In order to solve the problem in the existing works, an improved link prediction method is proposed: weighted enclosing subgraph-based link prediction (WESLP). It adds weights to links in the enclosing subgraph according to their relationship to the target link. WESLP extracts the enclosing subgraph of each target link in the network and encodes the nodes of the extracted enclosing subgraph with the optimized WL algorithm. To reflect the relationship between the link in the enclosing subgraph and the target link, WESLP assigns weights to the links in the subgraph. We assume that the closer the relation between the links of the enclosing subgraph and the target link, the higher the weights of links and vice versa. WESLP uses the Katz index [13] between nodes to define the relationship between links. Then, WESLP adds weights to the non-target links in the subgraph based on their relationship with the target link.
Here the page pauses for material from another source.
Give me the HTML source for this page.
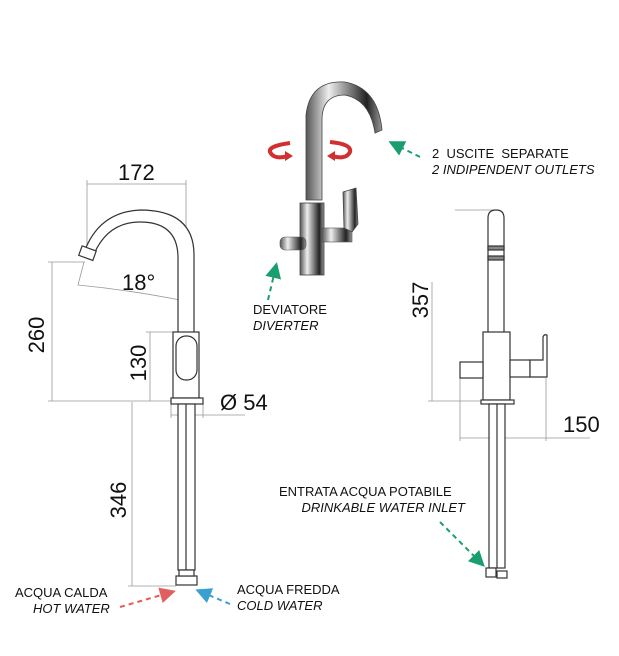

Finally, the weighted subgraph is mapped to a weight adjacency matrix as training data for the learning machine. Compared with the adjacency matrix of WLNM, the weight adjacency matrix generated by WESLP can better reflect the local characteristics around the target link.

The main contributions of this paper are: (1) WESLP uses Katz index between nodes to define weights to the links in the extracted enclosing subgraphs to reflect their relationship with the target link. (2) We optimize the WL algorithm and apply the optimized WL algorithm to our proposed method. (3) WESLP improves the link prediction performance, which has been verified through conducting extensive experiments on different datasets.

An enclosing subgraph of the target link (a, b)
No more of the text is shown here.